[start Records for the task]

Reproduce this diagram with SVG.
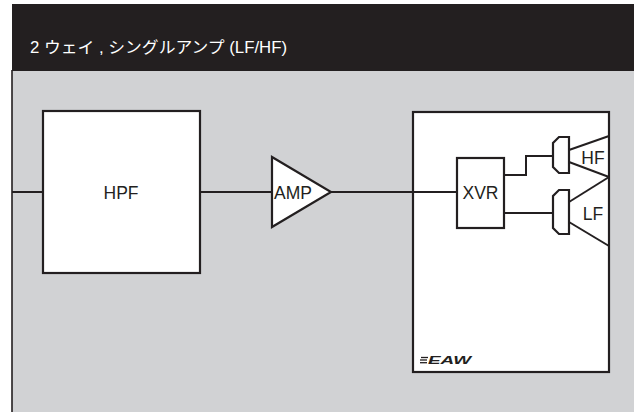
<svg xmlns="http://www.w3.org/2000/svg" width="634" height="412" viewBox="0 0 634 412">
<style>
.ln{fill:none;stroke:#231f20;stroke-width:2}
.bx{fill:#ffffff;stroke:#231f20;stroke-width:2.2}
.lb{font-family:"Liberation Sans",Arial,sans-serif;font-size:17.5px;fill:#231f20}
.hd{font-family:"Liberation Sans","Noto Sans CJK JP",sans-serif;font-size:16px;fill:#ffffff}
</style>
<rect x="0" y="0" width="634" height="412" fill="#ffffff"/>
<rect x="12" y="70" width="622" height="342" fill="#d1d2d4"/>
<rect x="12" y="4" width="622" height="67" fill="#231f20"/>
<line x1="12" y1="70" x2="12" y2="412" stroke="#231f20" stroke-width="1.6"/>
<text class="hd" x="30" y="52.5" textLength="257" lengthAdjust="spacingAndGlyphs">2 ウェイ , シングルアンプ (LF/HF)</text>
<g id="hpf">
<rect class="bx" x="43" y="111" width="157" height="162"/>
<text class="lb" x="121" y="198.5" text-anchor="middle">HPF</text>
</g>
<g id="cabinet">
<rect class="bx" x="413" y="112" width="196" height="260"/>
<g id="eaw-logo">
<line x1="421" y1="357.5" x2="428" y2="357.5" stroke="#231f20" stroke-width="1.3"/>
<line x1="420" y1="360" x2="427" y2="360" stroke="#231f20" stroke-width="1.3"/>
<line x1="420" y1="362.7" x2="427" y2="362.7" stroke="#231f20" stroke-width="1.3"/>
<text x="428" y="364" font-family="Liberation Sans,Arial,sans-serif" font-size="11" font-weight="bold" font-style="italic" fill="#231f20" textLength="43" lengthAdjust="spacingAndGlyphs">EAW</text>
</g>
</g>
<g id="connectors">
<line class="ln" x1="12" y1="192" x2="43" y2="192"/>
<line class="ln" x1="200" y1="192" x2="272" y2="192"/>
<line class="ln" x1="331" y1="192" x2="457" y2="192"/>
<polyline class="ln" points="504,175 526,175 526,156 553,156"/>
<line class="ln" x1="504" y1="213" x2="553" y2="213"/>
</g>
<g id="amp">
<polygon class="bx" points="272,157 331,192 272,227"/>
<text class="lb" x="274" y="198.5">AMP</text>
</g>
<g id="xvr">
<rect class="bx" x="457" y="158" width="47" height="70"/>
<text class="lb" x="480.5" y="198.5" text-anchor="middle">XVR</text>
</g>
<g id="hf">
<polygon class="bx" points="559,137 569,137 569,173 559,173 553,167 553,143"/>
<polyline class="ln" points="569,150 609,136"/>
<polyline class="ln" points="569,162 609,177"/>
<text class="lb" x="593" y="163.5" text-anchor="middle">HF</text>
</g>
<g id="lf">
<polygon class="bx" points="559,190 569,190 569,234 559,234 553,228 553,196"/>
<polyline class="ln" points="569,202 609,177"/>
<polyline class="ln" points="569,222 609,246"/>
<text class="lb" x="593" y="220" text-anchor="middle">LF</text>
</g>
</svg>
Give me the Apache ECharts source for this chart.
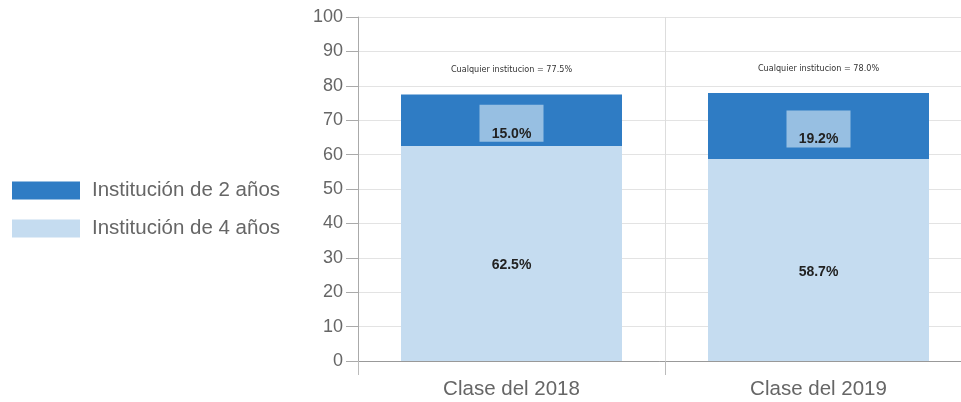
<!DOCTYPE html>
<html><head><meta charset="utf-8">
<script src="https://cdn.jsdelivr.net/npm/echarts@6/dist/echarts.min.js"></script>
<style>html,body{margin:0;padding:0;background:#fff}#c{width:961px;height:402px}</style>
</head><body><div id="c"></div>
<script>
const categories = ['Clase del 2018', 'Clase del 2019'];
const fourYear = [62.5, 58.7];
const twoYear = [15.0, 19.2];
const totalLabels = ['Cualquier institucion = 77.5%', 'Cualquier institucion = 78.0%'];
const yTicks = [0, 10, 20, 30, 40, 50, 60, 70, 80, 90, 100];

const FONT = '"Liberation Sans", Arial, sans-serif';
const chart = echarts.init(document.getElementById('c'), null, {renderer: 'canvas'});
chart.setOption({
  animation: false,
  legend: {
    data: ['Institución de 2 años', 'Institución de 4 años'],
    orient: 'vertical', left: 7, top: 175, icon: 'rect',
    itemWidth: 68, itemHeight: 18, itemGap: 17,
    textStyle: {fontSize: 20.5, lineHeight: 21, color: '#666', fontFamily: FONT, padding: [0,0,0,7]}
  },
  grid: {left: 358, width: 614, top: 17, bottom: 41, containLabel: false, outerBoundsMode: 'none'},
  xAxis: {
    type: 'category', data: categories,
    axisLine: {lineStyle: {color: '#999'}},
    axisTick: {show: true, length: 14, lineStyle: {color: '#bbb'}},
    splitLine: {show: true, lineStyle: {color: '#ddd'}},
    axisLabel: {fontSize: 20.5, color: '#666', margin: 18, fontFamily: FONT}
  },
  yAxis: {
    type: 'value', min: yTicks[0], max: yTicks[yTicks.length - 1], interval: 10,
    axisLine: {show: true, lineStyle: {color: '#aaa'}},
    axisTick: {show: true, length: 12, lineStyle: {color: '#aaa'}},
    splitLine: {lineStyle: {color: '#e3e3e3'}},
    axisLabel: {fontSize: 18, color: '#666', margin: 15, fontFamily: FONT}
  },
  series: [
    {
      name: 'Institución de 4 años', type: 'bar', stack: 't', barWidth: 221,
      data: fourYear,
      itemStyle: {color: '#c5dcf0'},
      label: {show: true, position: 'inside', offset: [0, 12], formatter: p => p.value.toFixed(1) + '%',
        fontSize: 14, fontWeight: 'bold', color: '#222', fontFamily: FONT}
    },
    {
      name: 'Institución de 2 años', type: 'bar', stack: 't', barWidth: 221,
      data: twoYear,
      itemStyle: {color: '#2f7cc4'},
      label: {show: true, position: 'inside', offset: [0, 3], formatter: p => '{b|' + p.value.toFixed(1) + '%}',
        rich: {b: {fontSize: 14, fontWeight: 'bold', color: '#222', fontFamily: FONT,
          backgroundColor: '#97bfe2', width: 48, align: 'center', padding: [22, 8, 1, 8]}}}
    },
    {
      name: 'total', type: 'bar', stack: 't', barWidth: 221,
      data: categories.map(() => 0),
      itemStyle: {color: 'transparent'},
      label: {show: true, position: 'top', distance: 20,
        formatter: p => totalLabels[p.dataIndex],
        fontSize: 9, color: '#333', fontFamily: '"Liberation Sans Narrow", "DejaVu Sans Condensed", sans-serif'}
    }
  ]
});
</script></body></html>
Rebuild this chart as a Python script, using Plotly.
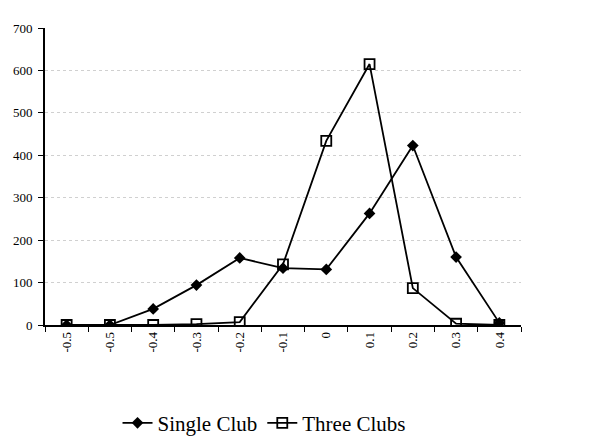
import plotly.graph_objects as go

# Category labels along the x axis (as printed)
x_labels = ["-0.5", "-0.5", "-0.4", "-0.3", "-0.2", "-0.1", "0", "0.1", "0.2", "0.3", "0.4"]

# Series values
single_club = [0, 0, 38, 94, 158, 134, 131, 263, 423, 160, 5]
three_clubs = [0, 0, 0, 2, 7, 143, 434, 615, 87, 3, 0]

y_ticks = [0, 100, 200, 300, 400, 500, 600, 700]

positions = list(range(len(x_labels)))
serif = "'Liberation Serif', 'Times New Roman', Times, serif"

fig = go.Figure()
fig.add_trace(go.Scatter(
    x=positions, y=single_club, name="Single Club",
    mode="lines+markers",
    line=dict(color="black", width=1.8),
    marker=dict(symbol="diamond", size=9, color="black"),
))
fig.add_trace(go.Scatter(
    x=positions, y=three_clubs, name="Three Clubs",
    mode="lines+markers",
    line=dict(color="black", width=1.8),
    marker=dict(symbol="square-open", size=10, color="black", line=dict(width=1.8)),
))

fig.update_layout(
    width=614, height=444,
    margin=dict(l=45, r=93, t=28, b=119, autoexpand=False),
    paper_bgcolor="white", plot_bgcolor="white",
    font=dict(family=serif, color="black", size=13),
    showlegend=True,
    legend=dict(
        orientation="h", xref="container", yref="container",
        x=0.43, xanchor="center", y=0.047, yanchor="middle",
        font=dict(family=serif, size=21, color="black"),
        itemwidth=30, tracegroupgap=0,
    ),
    xaxis=dict(
        range=[-0.5, len(x_labels) - 0.5], automargin=False,
        tickmode="array", tickvals=positions, ticktext=x_labels,
        tickangle=-90, ticks="", showgrid=False, zeroline=False,
        showline=True, linecolor="black", linewidth=1.6,
        tickfont=dict(family=serif, size=13),
        minor=dict(
            tickvals=[p - 0.5 for p in positions] + [len(x_labels) - 0.5],
            ticks="outside", ticklen=5, tickcolor="black", tickwidth=1.3,
            showgrid=False,
        ),
    ),
    yaxis=dict(
        range=[0, 700], tickmode="array", tickvals=y_ticks, automargin=False,
        ticks="outside", ticklen=5, tickcolor="black",
        showline=True, linecolor="black", linewidth=1.6,
        showgrid=True, gridcolor="#d0d0d0", griddash="dot", gridwidth=1,
        zeroline=False,
        ticklabelstandoff=3,
        tickfont=dict(family=serif, size=13),
    ),
)

fig.write_html("out.html")
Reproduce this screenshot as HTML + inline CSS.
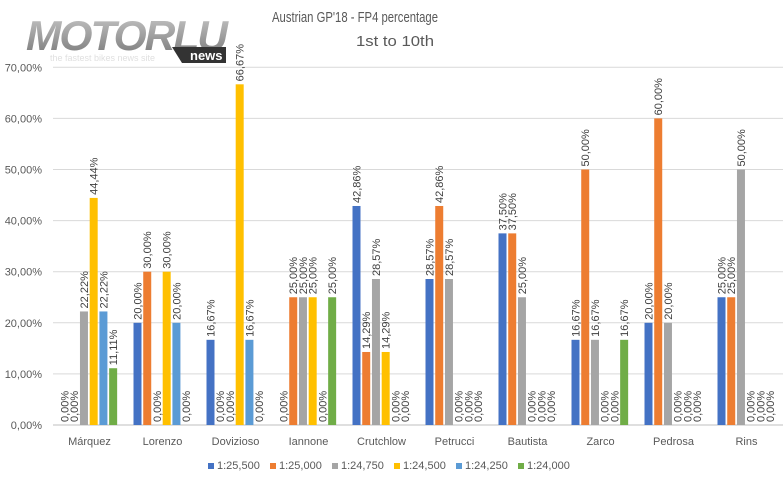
<!DOCTYPE html>
<html><head><meta charset="utf-8"><style>body{margin:0;background:#fff}svg{display:block}</style></head><body>
<svg id="s" width="783" height="481" xmlns="http://www.w3.org/2000/svg" font-family="Liberation Sans, sans-serif">
<defs><linearGradient id="lg" x1="0" y1="0" x2="0" y2="1"><stop offset="0" stop-color="#c8c8c8"/><stop offset="1" stop-color="#777"/></linearGradient></defs>
<rect width="783" height="481" fill="#fff"/>
<text x="26" y="50" font-size="42" font-weight="bold" font-style="italic" fill="url(#lg)" letter-spacing="-2" textLength="200" lengthAdjust="spacingAndGlyphs">MOTORLU</text>
<text x="50" y="61" font-size="9" fill="#e0e0e0">the fastest bikes news site</text>
<polygon points="172,47 226,47 226,63 182,63" fill="#333"/>
<text x="190" y="60" font-size="13" font-weight="bold" fill="#fff">news</text>
<text x="355" y="22" font-size="15" fill="#595959" text-anchor="middle" textLength="166" lengthAdjust="spacingAndGlyphs">Austrian GP'18 - FP4 percentage</text>
<text x="395" y="46" font-size="15" fill="#595959" text-anchor="middle" textLength="78" lengthAdjust="spacingAndGlyphs">1st to 10th</text>
<g id="g"></g>
</svg>
<script>
const s=document.getElementById('g'),ns='http://www.w3.org/2000/svg';
function el(t,a,txt){const e=document.createElementNS(ns,t);for(const k in a)e.setAttribute(k,a[k]);if(txt!==undefined)e.textContent=txt;s.appendChild(e);return e;}
const y0=425,u=5.11;
for(let i=0;i<=7;i++){const y=y0-i*51.1;el('line',{x1:53,x2:783,y1:y,y2:y,stroke:i==0?'#bfbfbf':'#d9d9d9','stroke-width':1});
el('text',{x:42,y:y+4,'font-size':11,fill:'#595959','text-anchor':'end'},(i*10)+',00%');}
const cols=['#4472C4','#ED7D31','#A5A5A5','#FFC000','#5B9BD5','#70AD47'];
const names=['Márquez','Lorenzo','Dovizioso','Iannone','Crutchlow','Petrucci','Bautista','Zarco','Pedrosa','Rins'];
const d=[[0,0,22.22,44.44,22.22,11.11],[20,30,0,30,20,0],[16.67,0,0,66.67,16.67,0],[0,25,25,25,0,25],[42.86,14.29,28.57,14.29,0,0],[28.57,42.86,28.57,0,0,0],[37.5,37.5,25,0,0,0],[16.67,50,16.67,0,0,16.67],[20,60,20,0,0,0],[25,25,50,0,0,0]];
d.forEach((r,c)=>{const gx=53+73*c;
el('text',{x:gx+36.5,y:445,'font-size':11,fill:'#595959','text-anchor':'middle'},names[c]);
r.forEach((v,i)=>{const x=gx+7.5+i*9.73,h=v*u,top=y0-h;
if(h>0)el('rect',{x:x,y:top,width:8,height:h,fill:cols[i]});
const cx=x+4+4,ty=top-3;
el('text',{x:cx,y:ty,'font-size':11,fill:'#404040',transform:`rotate(-90 ${cx} ${ty})`},v.toFixed(2).replace('.',',')+'%');});});
const lg=['1:25,500','1:25,000','1:24,750','1:24,500','1:24,250','1:24,000'];
lg.forEach((t,i)=>{const x=208+i*62;el('rect',{x:x,y:463,width:6,height:6,fill:cols[i]});
el('text',{x:x+9,y:469,'font-size':11,fill:'#595959'},t);});
</script>
</body></html>
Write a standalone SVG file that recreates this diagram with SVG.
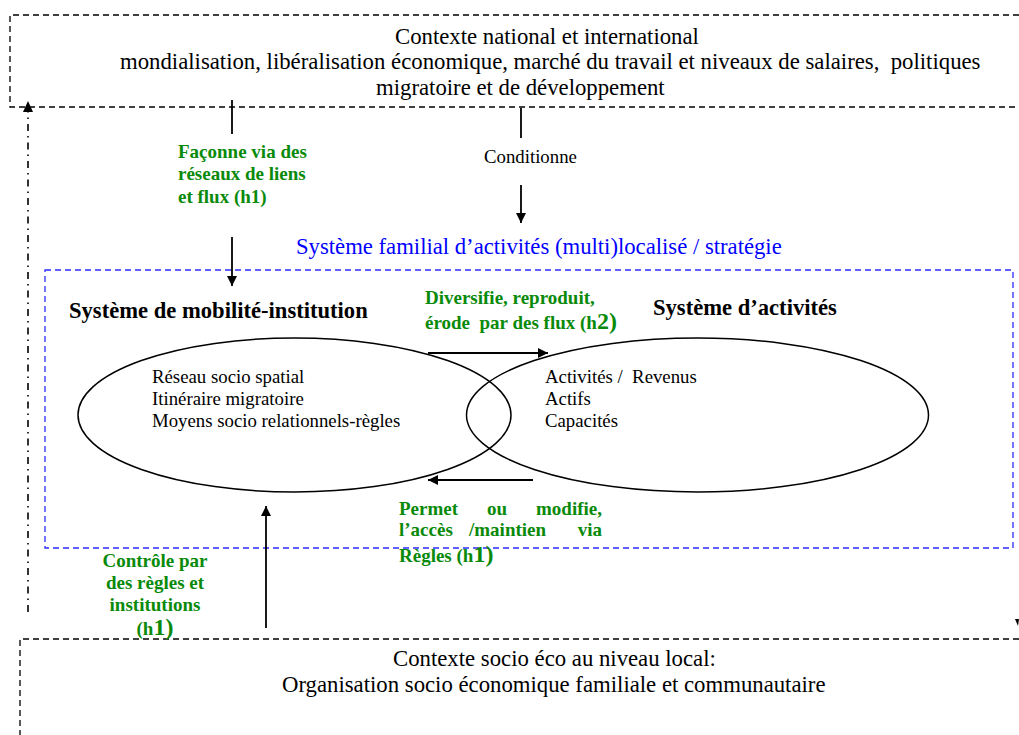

[end Records for the task]

Lines that include the word "with" are to be extracted from the data above.

Reproduce this diagram with SVG.
Write a standalone SVG file that recreates this diagram with SVG.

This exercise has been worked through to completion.